Kenya will take seriously the possibility of withdrawal from the International Criminal Court (ICC), the president said Monday in statements that criticized the impartiality of the court and its impact on national sovereignty.
President Uhuru Kenyatta, speaking during Kenya’s independence day celebrations in Nairobi, noted that the Kenyan parliament has twice passed a motion to withdraw from the court.
“We are champions of global institutions that are grounded in fairness and respect for national sovereignty,” Kenyatta said. “The Kenyan cases at the International Criminal Court have ended, but the experience has given us cause to observe that this institution has become a tool of global power politics and not the justice it was built to dispense.”
Kenyatta said that although Kenya is not the world’s richest or most powerful nation, the nation deserves an equal share of respect that has not been forthcoming from the ICC.
“Our experience at the ICC demonstrated a glaring lack of impartiality in this institution,” he said. “We have started to see many more nations openly recognizing that the ICC is not impartial.”

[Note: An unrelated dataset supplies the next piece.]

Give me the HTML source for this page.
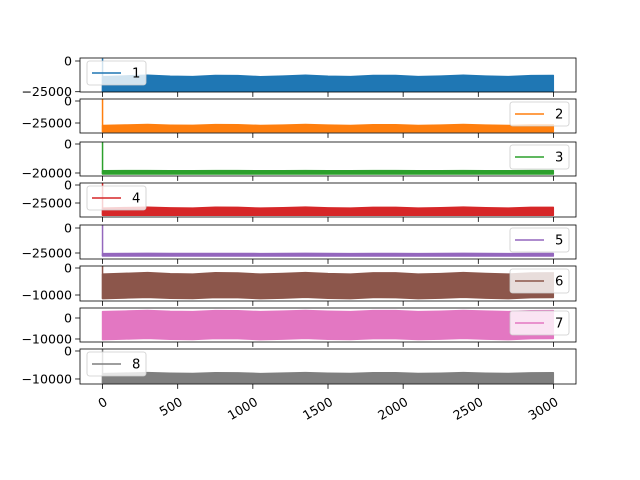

The ICC formally withdrew charges against Kenyatta two years ago in a case that centered on the electoral violence that swept Kenya in 2007 and 2008. Kenya’s lack of cooperation made it impossible to move forward with prosecution, the ICC said.
Kenyatta addressed that painful episode in Kenya’s history during his Jamhuri Day remarks, calling Kenyans to unity and warning against foreign interference in next year’s elections.
In recent months, South Africa, Burundi and The Gambia announced their intention to withdraw from the ICC.